1. Be An Active Community Member - I learned this from the fabulous @Jamie London , that to garner more social media attention to your page, comment on other people's stuff. No one cares about you if you just drop in once in a blue moon to throw up your Shreddy McShredface (@chris_is_cool reference, anyone?) clip of you showing off and then you leave forever. No one will truly care to give attention over their FRIENDS that are here. Yeah, we're friends here. And friends/good standing members earn our love and respect.
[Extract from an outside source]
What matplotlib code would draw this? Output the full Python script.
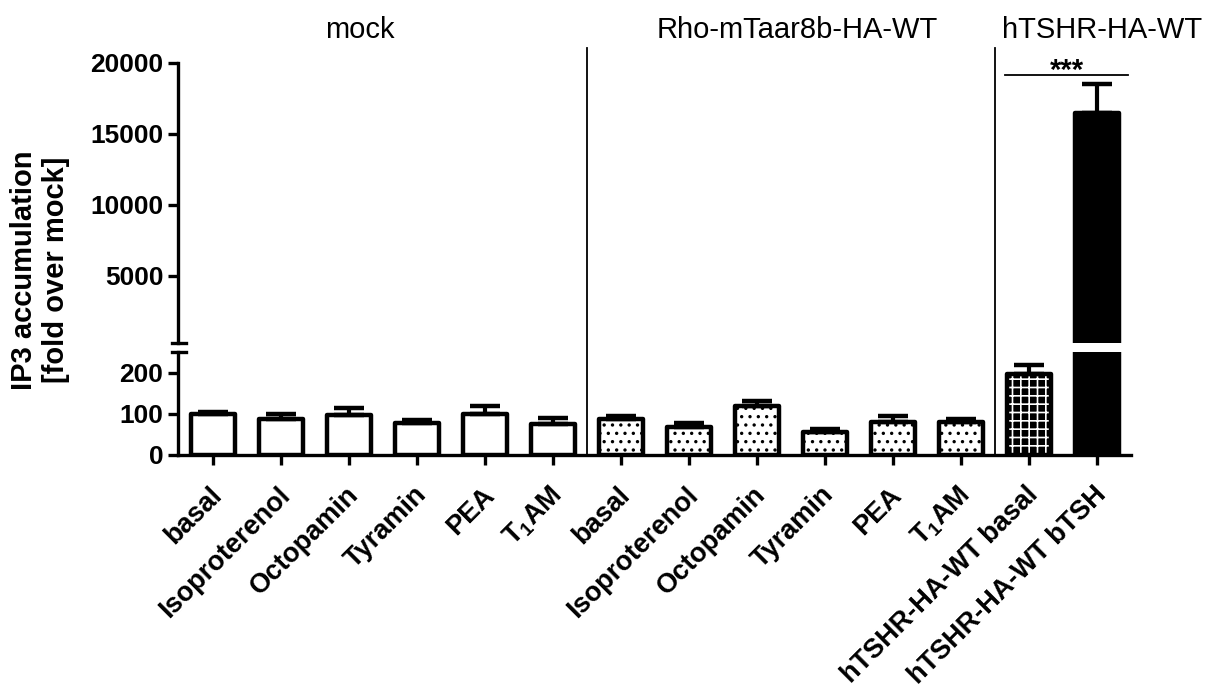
import matplotlib
matplotlib.use("Agg")
import matplotlib.pyplot as plt
import matplotlib.transforms as mtransforms
from matplotlib.lines import Line2D

plt.rcParams["font.family"] = ["Liberation Sans", "DejaVu Sans"]
plt.rcParams["font.weight"] = "bold"
plt.rcParams["mathtext.fontset"] = "custom"
plt.rcParams["mathtext.rm"] = "Liberation Sans:bold"
plt.rcParams["mathtext.it"] = "Liberation Sans:bold"
plt.rcParams["mathtext.bf"] = "Liberation Sans:bold"
plt.rcParams["hatch.linewidth"] = 1.2

# data: IP3 accumulation, fold over mock (mean and upper SEM)
labels = ["basal", "Isoproterenol", "Octopamin", "Tyramin", "PEA", "T$_1$AM",
          "basal", "Isoproterenol", "Octopamin", "Tyramin", "PEA", "T$_1$AM",
          "hTSHR-HA-WT basal", "hTSHR-HA-WT bTSH"]
mock_vals = [100, 87, 96, 78, 100, 76]
mock_sem = [5, 13, 17, 8, 19, 13]
taar_vals = [87, 68, 119, 56, 80, 80]
taar_sem = [7, 10, 13, 7, 15, 7]
tshr_vals = [196, 16500]
tshr_sem = [23, 2000]
groups = ["mock", "Rho-mTaar8b-HA-WT", "hTSHR-HA-WT"]
group_x = [2.15, 8.59, 13.07]
sig_pair = (11.65, 13.46)
sig_y = 19150

vals = mock_vals + taar_vals + tshr_vals
sems = mock_sem + taar_sem + tshr_sem
x = list(range(len(vals)))

W, H = 1208, 690
fig = plt.figure(figsize=(W / 100, H / 100), dpi=100)
ax_lo = fig.add_axes([178 / W, 1 - 455 / H, 953 / W, 103 / H])
ax_hi = fig.add_axes([178 / W, 1 - 343 / H, 953 / W, 280 / H])

bw = 0.65
lw = 3.2
# lower segment: all bars
ax_lo.bar(x[0:6], mock_vals, bw, color="white", edgecolor="black", lw=lw, joinstyle="round")
ax_lo.bar(x[6:12], taar_vals, bw, color="white", edgecolor="black", hatch="..",
          lw=lw, joinstyle="round")
ax_lo.bar(x[12], tshr_vals[0], bw, color="black", edgecolor="white", hatch="++", lw=0)
ax_lo.bar(x[12], tshr_vals[0], bw, fill=False, edgecolor="black", lw=lw, joinstyle="round")
# the bTSH bar runs through both segments
for ax in (ax_lo, ax_hi):
    ax.bar(x[13], tshr_vals[1], bw, color="black", edgecolor="black", lw=lw, joinstyle="round")
    ax.set_xlim(-0.52, 13.5)
    for s in ("top", "right"):
        ax.spines[s].set_visible(False)
    ax.spines["left"].set_linewidth(2.4)
    ax.spines["bottom"].set_linewidth(2.4)
    ax.tick_params(axis="both", direction="out", length=7, width=2.4, labelsize=19)

ax_lo.errorbar(x[:13], vals[:13], yerr=[[0] * 13, sems[:13]], fmt="none", ecolor="black",
               elinewidth=3, capsize=11, capthick=3.2)
ax_hi.errorbar(x[13:], vals[13:], yerr=[[0], sems[13:]], fmt="none", ecolor="black",
               elinewidth=3, capsize=11, capthick=3.2)

ax_lo.set_ylim(0, 250)
ax_lo.set_yticks([0, 100, 200])
ax_hi.set_ylim(250, 20000)
ax_hi.set_yticks([5000, 10000, 15000, 20000])
ax_hi.spines["bottom"].set_visible(False)
ax_hi.tick_params(axis="x", bottom=False, labelbottom=False)

ax_lo.set_xticks(x)
ax_lo.set_xticklabels(labels, rotation=45, ha="right", va="center", rotation_mode="anchor",
                      fontsize=19.5)
ax_lo.tick_params(axis="x", pad=19)
shift = mtransforms.ScaledTranslation(0.05, 0, fig.dpi_scale_trans)
for lbl in ax_lo.get_xticklabels():
    lbl.set_transform(lbl.get_transform() + shift)

# axis break marks
for ax, yy in ((ax_lo, 1), (ax_hi, 0)):
    ax.plot([-0.006, 0.008], [yy, yy], transform=ax.transAxes, color="black",
            lw=2.4, clip_on=False)

# group separators and titles
sep_tr = mtransforms.blended_transform_factory(ax_lo.transData, fig.transFigure)
for xs in (5.5, 11.5):
    fig.add_artist(Line2D([xs, xs], [1 - 455 / H, 1 - 48 / H], transform=sep_tr,
                          color="black", lw=1.3))
for gx, g in zip(group_x, groups):
    fig.text(gx, 1 - 30 / H, g, transform=sep_tr, ha="center", va="center",
             fontsize=21, fontweight="normal")

# significance bracket
ax_hi.plot(sig_pair, [sig_y, sig_y], color="black", lw=1.3, clip_on=False)
ax_hi.text(sum(sig_pair) / 2, sig_y - 260, "***", ha="center", va="baseline", fontsize=21,
           fontweight="bold", clip_on=False)

fig.text(40 / W, 1 - 270 / H, "IP3 accumulation\n[fold over mock]", rotation=90,
         ha="center", va="center", fontsize=21, fontweight="bold", linespacing=1.2)

fig.savefig("out.png", dpi=100)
2. Avoid Posting A7X ReRuns - Yeah we get it. You and 10,000 other people on this site can play (enter the top 5 A7X solos/songs here). Show us something we haven't seen, like maybe you demonstrating WHY it's your favorite song, your techniques you learned to play the solo. So many students come here and want impressions from posting impressive A7X content and while it's great, we've all been seeing it for the last 4 years. Try showing us something of their songs/solos that you're WORKING on, something that's a goal. Students aren't going to be apt to engaging in the 166th rendition of Nightmare
3. Make Improvs/Jams Have Purpose - Not a lot of people are going to be apt to spending 7 minutes watching your jam sessions. So I think it would be best for students trying to go this route to upload 1-2 minute jam sessions with a purpose, such as "Revisiting This Scale To See If I've Improved" or "Trying To Improvise Using Super Locrian". Or even hell, "I'm Finally Loosening Up!"
4. Titles Are Everything - Jamie also taught me that in social media, ASKING for attention garners attention. If you're jamming, say "How Does My Bm Improv Make You Feel?" Or "What Kind Of Vibe Does My Chord Progression Give?" Or even more simply so, "First Solo Attempt! Feedback Please!" People love to talk about themselves. So inherently using this kind of tactic in your titles can give you feedback while allowing the viewers to be egotistical fuckjobs.
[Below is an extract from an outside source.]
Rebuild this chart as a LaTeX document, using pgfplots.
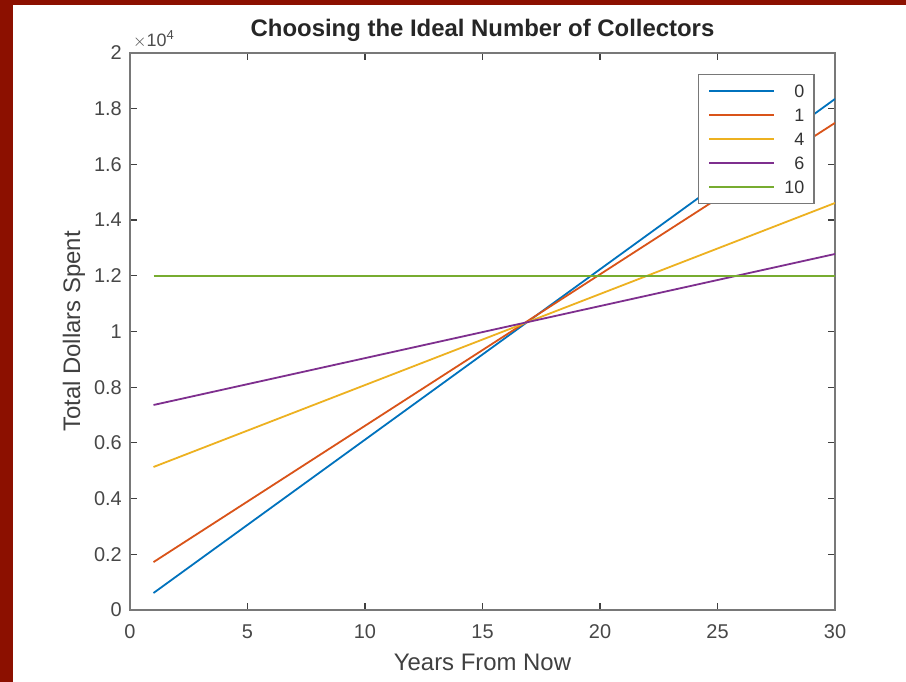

5. Avoid "Hit and Runs" - I see it way too often that students will post up their work and we never see that work again, nor do we see it improve. We post something up once and we never revisit it to (use Title Technique here) say "OMG! I Finally Landed This Solo!" Have a story to tell, and make it longer than one chapter. If you're working on a song, post it so much that we first hate you for it and then are forced to like it because you blow our minds that much.
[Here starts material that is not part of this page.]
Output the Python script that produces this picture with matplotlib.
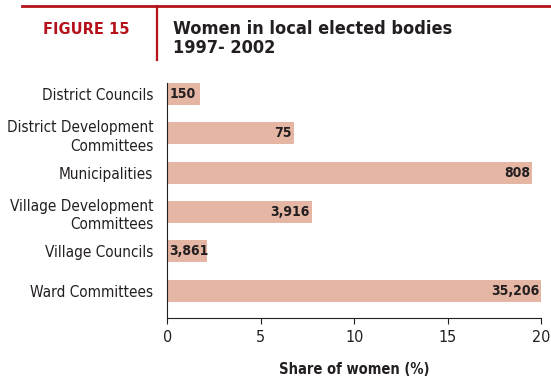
import matplotlib.pyplot as plt
import numpy as np

# share of women (%) per type of local body, with number of women elected
bodies = ["District Councils", "District Development\nCommittees", "Municipalities",
          "Village Development\nCommittees", "Village Councils", "Ward Committees"]
share = [1.75, 6.78, 19.54, 7.74, 2.12, 20.0]
women = ["150", "75", "808", "3,916", "3,861", "35,206"]
ticks = [0, 5, 10, 15, 20]

red = "#b5121b"
bar_col = "#e4b6a3"
dark = "#231f20"
plt.rcParams['font.family'] = ["DejaVu Sans"]
plt.rcParams['font.stretch'] = "condensed"

fig = plt.figure(figsize=(5.51, 3.81), dpi=100)
ax = fig.add_axes([0.3036, 0.1654, 0.6783, 0.6166])

y = np.arange(len(bodies))
ax.barh(y, share, height=0.56, color=bar_col)
for yi, v, lab in zip(y, share, women):
    if v < 3:
        ax.text(0.1, yi, lab, ha="left", va="center", fontsize=10,
                fontweight="bold", color=dark)
    else:
        ax.text(v - 0.1, yi, lab, ha="right", va="center", fontsize=10,
                fontweight="bold", color=dark)

ax.set_xlim(0, 20)
ax.set_ylim(5.69, -0.28)
ax.set_yticks(y)
ax.set_yticklabels(bodies, fontsize=11, color=dark, linespacing=1.3)
ax.tick_params(axis="y", length=0, pad=10)
ax.set_xticks(ticks)
ax.set_xticklabels([str(t) for t in ticks], fontsize=11.5, color=dark)
ax.tick_params(axis="x", length=4, width=0.8, color=dark, pad=5)
ax.set_xlabel("Share of women (%)", fontsize=10.5, fontweight="bold", color=dark, labelpad=12)
for s in ["top", "right"]:
    ax.spines[s].set_visible(False)
ax.spines["left"].set_color(dark)
ax.spines["bottom"].set_color(dark)

# header: rule, divider and titles
fig.add_artist(plt.Line2D([22 / 551, 1.0], [1 - 6 / 381] * 2, color=red, lw=2))
fig.add_artist(plt.Line2D([157 / 551] * 2, [1 - 6 / 381, 1 - 60 / 381], color=red, lw=1.6))
fig.text(43 / 551, 1 - 29 / 381, "FIGURE 15", color=red, fontsize=11.7,
         fontweight="bold", va="center", ha="left")
fig.text(173 / 551, 1 - 29 / 381, "Women in local elected bodies", color=dark,
         fontsize=13, fontweight="bold", va="center", ha="left")
fig.text(173 / 551, 1 - 48 / 381, "1997- 2002", color=dark,
         fontsize=13, fontweight="bold", va="center", ha="left")

fig.savefig("out.png", dpi=100)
I'm not saying this is the RIGHT way or the ONLY way. I'm just going off of personal experiences, and also common booboos I'm seeing on the media page. Notice how on the forums section, students will say "What picks do you use, how do you bend more properly?" And it gets LOADS of reactions. Try to apply this in anyway you see fit on your riff videos, even if you want to talk in the beginning.